Wendy Graham reviewed The Postman for Adventurer magazine and stated that "It is a tale which sets one thinking – who would be the leaders after the bomb drops or whatever? Would it be the bureaucrats and the military as they themselves think, or would it be someone as... ordinary... as a postman, simply because a postman can bring people into contact once again, and gains a certain respect from his job?"

Both of the initial parts were nominated for a Hugo Award for Best Novella. The completed novel won the John W. Campbell Memorial Award for Best Science Fiction Novel and the Locus Award for Best Science Fiction Novel, both for 1986. It was also nominated for the Hugo Award for Best Novel for 1986.

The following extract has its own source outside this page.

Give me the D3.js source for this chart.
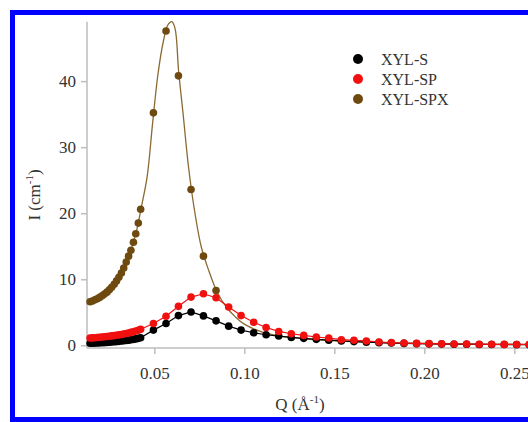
<!DOCTYPE html>
<html>
<head>
<meta charset="utf-8">
<script src="https://cdn.jsdelivr.net/npm/d3@7"></script>
<style>
  html, body { margin: 0; padding: 0; background: #fff; overflow: hidden; }
  svg { display: block; }
  svg text { font-family: "Liberation Serif", "Times New Roman", serif !important; }
</style>
</head>
<body>
<div id="chart"></div>
<script>
// 1: DATA
const seriesNames = ["XYL-S", "XYL-SP", "XYL-SPX"];

// low-Q detector points
const qLow = [0.0143, 0.0156, 0.0170, 0.0183, 0.0196, 0.0210, 0.0223, 0.0237, 0.0250, 0.0263, 0.0277,
              0.0290, 0.0303, 0.0317, 0.0330, 0.0344, 0.0357, 0.0370, 0.0384, 0.0397, 0.0411, 0.0424];
const sLow   = [0.30, 0.31, 0.33, 0.35, 0.37, 0.39, 0.41, 0.44, 0.47, 0.50, 0.53,
                0.56, 0.60, 0.64, 0.68, 0.73, 0.78, 0.84, 0.90, 0.97, 1.05, 1.15];
const spLow  = [1.10, 1.12, 1.15, 1.18, 1.21, 1.25, 1.29, 1.33, 1.37, 1.42, 1.47,
                1.52, 1.58, 1.64, 1.71, 1.78, 1.86, 1.95, 2.05, 2.16, 2.28, 2.42];
const spxLow = [6.6, 6.7, 6.9, 7.05, 7.25, 7.5, 7.75, 8.05, 8.4, 8.8, 9.25,
                9.75, 10.3, 10.95, 11.7, 12.6, 13.5, 14.4, 15.6, 16.9, 18.5, 20.6];

// high-Q detector points
const qHigh = [0.0495, 0.0565, 0.0634, 0.0704, 0.0773, 0.0843, 0.0913, 0.0982, 0.1052, 0.1121, 0.1191,
               0.1261, 0.1330, 0.1400, 0.1469, 0.1539, 0.1609, 0.1678, 0.1748, 0.1817, 0.1887, 0.1957,
               0.2026, 0.2096, 0.2165, 0.2235, 0.2305, 0.2374, 0.2444, 0.2513, 0.2583];
const sHigh  = [2.3, 3.3, 4.5, 5.05, 4.45, 3.7, 2.9, 2.3, 1.9, 1.6, 1.4,
                1.2, 1.05, 0.9, 0.78, 0.66, 0.56, 0.48, 0.40, 0.34, 0.29, 0.25,
                0.22, 0.19, 0.17, 0.15, 0.13, 0.12, 0.11, 0.10, 0.09];
const spHigh = [3.3, 4.4, 5.9, 7.3, 7.8, 7.2, 5.8, 4.5, 3.5, 2.7, 2.1,
                1.75, 1.5, 1.26, 1.1, 0.85, 0.76, 0.66, 0.50, 0.42, 0.34, 0.29,
                0.25, 0.22, 0.20, 0.18, 0.16, 0.15, 0.14, 0.13, 0.12];
const spxHighQ = [0.0495, 0.0565, 0.0634, 0.0704, 0.0773, 0.0843];
const spxHigh  = [35.2, 47.6, 40.8, 23.6, 13.5, 8.3];

// fitted curve for XYL-SPX
const fitQ = [0.0130, 0.0160, 0.0200, 0.0240, 0.0280, 0.0320, 0.0360, 0.0400, 0.0430, 0.0460, 0.0490,
              0.0520, 0.0550, 0.0575, 0.0597, 0.0615, 0.0635, 0.0660, 0.0690, 0.0720, 0.0760, 0.0800,
              0.0850, 0.0900, 0.0950, 0.1000, 0.1100, 0.1200, 0.1400, 0.1600, 0.1800, 0.2000, 0.2200,
              0.2400, 0.2600, 0.2800];
const fitI = [6.4, 6.75, 7.3, 8.15, 9.35, 11.1, 13.6, 17.2, 21.2, 25.5, 33.5,
              41, 46, 48.5, 49.0, 48.0, 41.5, 35, 27, 21, 15, 11.5,
              8.0, 5.8, 4.3, 3.2, 2.0, 1.4, 0.85, 0.55, 0.38, 0.28, 0.22,
              0.18, 0.15, 0.13];

const xTicks = [0.05, 0.10, 0.15, 0.20, 0.25];
const yTicks = [0, 10, 20, 30, 40];

// 2: SIZES
const W = 528, H = 422;
const colS = "#000000", colSP = "#f01010", colSPX = "#6e4a10";
const axisCol = "#bdbdbd", textCol = "#333";
const serif = '"Liberation Serif", "Times New Roman", serif';

const svg = d3.select("#chart").append("svg")
    .attr("width", W)
    .attr("height", H);

// blue frame
svg.append("rect")
    .attr("x", 12.5).attr("y", 12.5)
    .attr("width", 620).attr("height", 407)
    .attr("fill", "#fff")
    .attr("stroke", "#0000ff")
    .attr("stroke-width", 5);

// 3: SCALES
const x = d3.scaleLinear().domain([0.0126, 0.30]).range([87, 87 + (0.30 - 0.0126) * 1800]);
const y = d3.scaleLinear().domain([0, 49]).range([345.3, 21.7]);
const axisY = 348;

// 4: AXES
// y axis line + ticks
svg.append("line")
    .attr("x1", 87).attr("x2", 87)
    .attr("y1", y.range()[1]).attr("y2", axisY)
    .attr("stroke", axisCol).attr("stroke-width", 1.5);
const gy = svg.append("g")
    .attr("transform", "translate(87,0)")
    .call(d3.axisLeft(y).tickValues(yTicks).tickSize(6).tickSizeOuter(0).tickPadding(5));
gy.attr("font-family", serif);
gy.select(".domain").remove();
gy.selectAll(".tick line").attr("stroke", axisCol).attr("stroke-width", 1.5);
gy.selectAll(".tick text").attr("fill", textCol).style("font-size", "17px");

// x axis line + ticks
svg.append("line")
    .attr("x1", 87).attr("x2", W)
    .attr("y1", axisY).attr("y2", axisY)
    .attr("stroke", axisCol).attr("stroke-width", 1.5);
const gx = svg.append("g")
    .attr("transform", `translate(0,${axisY})`)
    .call(d3.axisBottom(x).tickValues(xTicks).tickFormat(d3.format(".2f")).tickSize(6).tickSizeOuter(0));
gx.attr("font-family", serif);
gx.select(".domain").remove();
gx.selectAll(".tick line").attr("stroke", axisCol).attr("stroke-width", 1.5);
gx.selectAll(".tick text")
    .attr("fill", textCol)
    .attr("y", 31).attr("dy", null)
    .style("font-size", "17px");

// 5: PLOT DATA
svg.append("clipPath").attr("id", "plotclip")
    .append("rect").attr("x", 80).attr("y", 15).attr("width", 600).attr("height", 340);
const plot = svg.append("g").attr("clip-path", "url(#plotclip)");

const line = d3.line().x(d => x(d[0])).y(d => y(d[1]));
const smooth = d3.line().x(d => x(d[0])).y(d => y(d[1])).curve(d3.curveCatmullRom);

// XYL-SPX fit + points
plot.append("path")
    .datum(fitQ.map((q, i) => [q, fitI[i]]))
    .attr("d", smooth)
    .attr("fill", "none")
    .attr("stroke", "#8a6a32")
    .attr("stroke-width", 1.3);

const spxPts = qLow.map((q, i) => [q, spxLow[i]]).concat(spxHighQ.map((q, i) => [q, spxHigh[i]]));
plot.selectAll(".spx").data(spxPts).enter().append("circle")
    .attr("class", "spx")
    .attr("cx", d => x(d[0])).attr("cy", d => y(d[1]))
    .attr("r", 3.8).attr("fill", colSPX);

// XYL-S
const sPts = qLow.map((q, i) => [q, sLow[i]]).concat(qHigh.map((q, i) => [q, sHigh[i]]));
plot.append("path").datum(sPts).attr("d", line)
    .attr("fill", "none").attr("stroke", colS).attr("stroke-width", 1.2);
plot.selectAll(".s").data(sPts).enter().append("circle")
    .attr("class", "s")
    .attr("cx", d => x(d[0])).attr("cy", d => y(d[1]))
    .attr("r", 3.8).attr("fill", colS);

// XYL-SP
const spPts = qLow.map((q, i) => [q, spLow[i]]).concat(qHigh.map((q, i) => [q, spHigh[i]]));
plot.append("path").datum(spPts).attr("d", line)
    .attr("fill", "none").attr("stroke", colSP).attr("stroke-width", 1.2);
plot.selectAll(".sp").data(spPts).enter().append("circle")
    .attr("class", "sp")
    .attr("cx", d => x(d[0])).attr("cy", d => y(d[1]))
    .attr("r", 3.8).attr("fill", colSP);

// 6: LABELS
const xt = svg.append("text")
    .attr("x", 300).attr("y", 410)
    .attr("text-anchor", "middle")
    .attr("fill", textCol)
    .style("font-family", serif)
    .style("font-size", "17px");
xt.append("tspan").text("Q (Å");
xt.append("tspan").attr("dy", -7).style("font-size", "11px").text("-1");
xt.append("tspan").attr("dy", 7).text(")");

const yt = svg.append("text")
    .attr("transform", "translate(40,195) rotate(-90)")
    .attr("text-anchor", "middle")
    .attr("fill", textCol)
    .style("font-family", serif)
    .style("font-size", "17px");
yt.append("tspan").text("I (cm");
yt.append("tspan").attr("dy", -7).style("font-size", "11px").text("-1");
yt.append("tspan").attr("dy", 7).text(")");

// legend
const legendColors = [colS, colSP, colSPX];
const leg = svg.selectAll(".leg").data(seriesNames).enter().append("g")
    .attr("class", "leg")
    .attr("transform", (d, i) => `translate(358,${59 + i * 20})`);
leg.append("circle").attr("r", 5).attr("fill", (d, i) => legendColors[i]);
leg.append("text")
    .attr("x", 23).attr("y", 6)
    .attr("fill", textCol)
    .style("font-family", serif)
    .style("font-size", "16px")
    .text(d => d);
</script>
</body>
</html>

Brin has suggested that he wrote The Postman as a rebuke to the celebrations of mayhem in the many derivative post-apocalyptic fictions that appeared in the wake of the popular Mad Max movies.

==Film adaptation==
The novel was adapted as a 1997 American adventure film produced and directed by Kevin Costner, who plays the lead role. It was written by Eric Roth and Brian Helgeland, and also features Will Patton, Larenz Tate, Olivia Williams, James Russo, and Tom Petty.

==Works with a similar theme==
The novel Lucifer's Hammer by Larry Niven and Jerry Pournelle, and the game Fallout: New Vegas both feature the importance of postal service or couriers in a post-apocalypse scenario.